Je l’ai espéré pendant quelques temps pour ensuite la porter pendant 9 mois. Je l’ai allaité pendant 11 mois… Elle sent le biscuit à la vanille. J’ai jamais aimé quelqu’un comme ça. On dirait que mon cœur va fendre tellement il est gonflé d’amour. On lui a appris à manger, à dormir (ça c’était plus compliqué ;-)), à marcher, à parler, à compter, à écrire, à bricoler, à faire des forts de neiges et des tunnels, à socialiser, à nager, à faire du vélo, à respecter , à persévérer, à croire à ses rêves , à aimer, à faire confiance, à être un bon humain. Je ne sais plus comment faire sans elle. On dirait un morceau qui s’est imbriqué dans mon corps. Je ne peux pas m’imaginer ma vie au quotidien sans elle. Ici maintenant, le sens de ma vie est sans dessus dessous. J’ai perdu le nord , ma boussole s’emballe … Mon enfant, mon projet de vie… Je vais faire quoi moi maintenant. Je ne me rappelle plus c’était comment avant elle. Je ne me rappelle plus comment m’occuper de moi et me prendre soin 😉

Tout à coup me vient l’idée de négocier avec la vie pour encore un peu de temps… ou tout simplement de négocier avec mon enfant ; « Chérie, peux-tu ne pas aller au Cégep à La Pocatière dans ce qui te passionne! » Tu pourrais peut-être trouver un beau programme d’études à Québec. C’est grand Québec et il y a plusieurs cégeps. ». Et là elle me dirait : T’es sérieuse là !!!. Tu me dis depuis toujours de réaliser mes rêves et ça maman c’est mon rêve… À l’intérieur de moi, un oui mais s’étouffe dans une tempête d’émotions mêlé de pluie qui roule sur mes joues. Merde, y’a un orage qui se prépare… Le même sorte d’orage que le soir de son bal de finissant du secondaire quand je suis revenue à la maison après le 5 à 7 avec les parents et que j’ai braillé toute la soirée. Ah finalement! il y avait eu des indications sur mon autoroute pour m’aviser que cette sortie s’en venait. J’avais seulement ignoré l’information. J’adore parfois faire l’autruche et me creuser un gros trou pour me mettre la tête mais le cœur lui y rentre jamais dans le trou c’est contre sa nature.

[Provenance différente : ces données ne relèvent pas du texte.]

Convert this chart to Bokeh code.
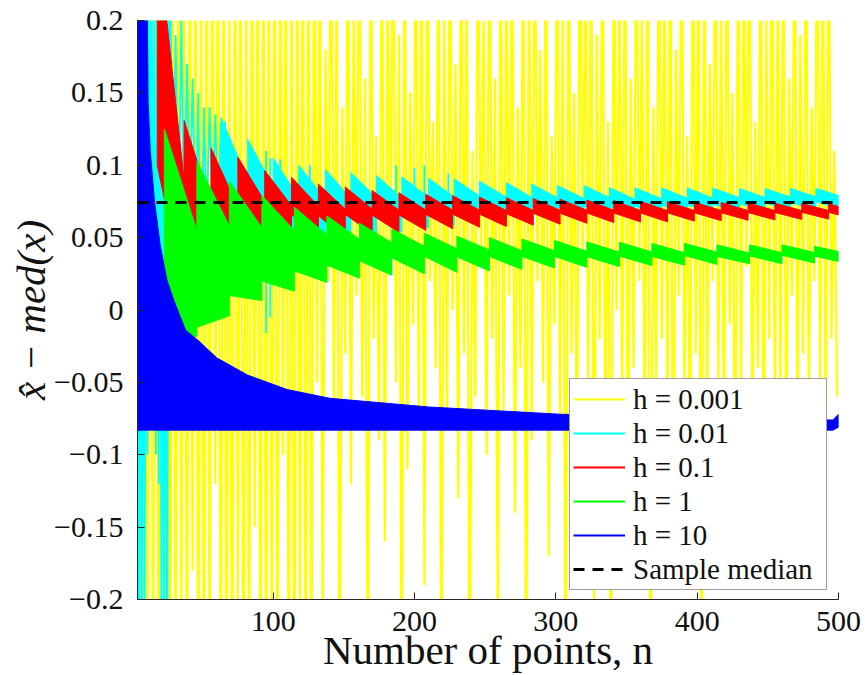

À l’abri de la tempête dans l’auto, je repense à tous ces beaux souvenirs… et aussi au moins beaux comme une adolescence difficile. Je pense à elle, une fille rebelle qui a besoin d’indépendance et qui rêve de voyager depuis longtemps. Je pense aux oiseaux qui un jour ou l’autre quitte le nid. Le cours normal de la vie. On n’arrête pas une rivière de couler

Et là, la fameuse citation que nos enfants ne nous appartiennent pas, que c’est la vie qui nous les prête…bla, bla, bla.  Je sais tout ça et ça fait beaucoup de sens. L’orage se calme tranquillement. Je sais qu’il y en aura d’autres mais pour là ; la pluie et le vent s’arrête et moi, je comprends que je dois m’adapter encore une fois et que finalement la vie est une succession d’événement auxquels on doit s’adapter.

Une musique de fête me parvient au loin, un sentiment d’apaisement, une étincelle de joie… Mon cœur me rappelle qu’il me reste un autre oiseau dans le nid. Wahou! Il a 15 ans cet oisillon. Encore quelques années avant la prochaine sortie. YOUPI!!!! J’imagine pas quand celui-là va partir. Pis j’aime mieux pas pensé à ça maintenant.

Ici , maintenant est une bonne formule . Ma fille a besoin de moi. On a un déménagement a planifié et des casseroles a acheté.